The proprietors argued in response that the right to claim priority should be interpreted according to national (i.e. US) law. P1 and P2 both relate to more than one invention and it was argued that under US law, it is a requirement that all the inventors that have contributed to all of the disclosed inventions are named as applicants of a provisional application.
Thus, as an inventor, it was a requirement for Marraffini to be listed as an inventor-applicant of P1 and P2.
The proprietors further argued that only an inventor or an inventor’s successor in title may be named as an inventor-applicant on a patent application. Thus, it was argued that only the inventors of the subject matter to which the priority-claiming PCT was directed could be listed as applicants of the PCT application, and this did not include Marraffini, who had not contributed to the invention to which the PCT application was directed.
Although too late to be taken into consideration by the EPO, arbitration in the US two days before the EPO proceedings actually determined that Marraffini should not be named as an inventor on the patent.
In its decision, the EPO held that the right to claim priority had not been properly assigned from the inventors to the named applicants. As a result of this finding, the claimed subject matter was found to lack novelty over a number of documents which became relevant as prior art due to the lack of priority entitlement.
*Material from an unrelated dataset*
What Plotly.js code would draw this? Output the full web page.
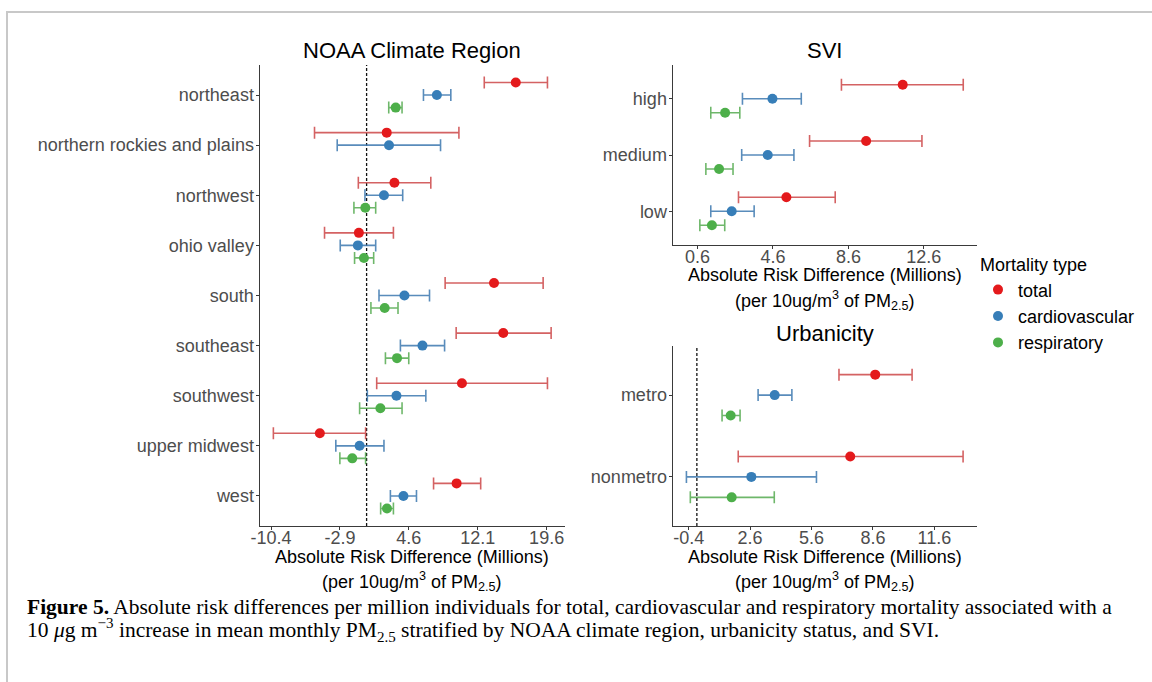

It is testament to the value of the CRISPR technology that The Broad has already filed a notice of appeal against the decision. The Broad Institute appears to accept that the decision was in line with the EPO’s “formal requirements”, but argues that the EPO’s approach to priority is inconsistent with the Paris Convention and other international treaties aimed at harmonising patent law worldwide.
The appeal has suspensive effect and the EPO’s decision will not become final unless the EPO’s Technical Board of Appeal confirms it. It is clear that this story will not reach its conclusion for some time yet.
If the EPO Board of Appeal overturns the original decision and sides with The Broad Institute on the question of priority, this will mark a radical departure from decades of jurisprudence on a fundamental concept in European patent law. Nevertheless, it is a sign of the importance of this technology that The Broad considers this a battle worth fighting.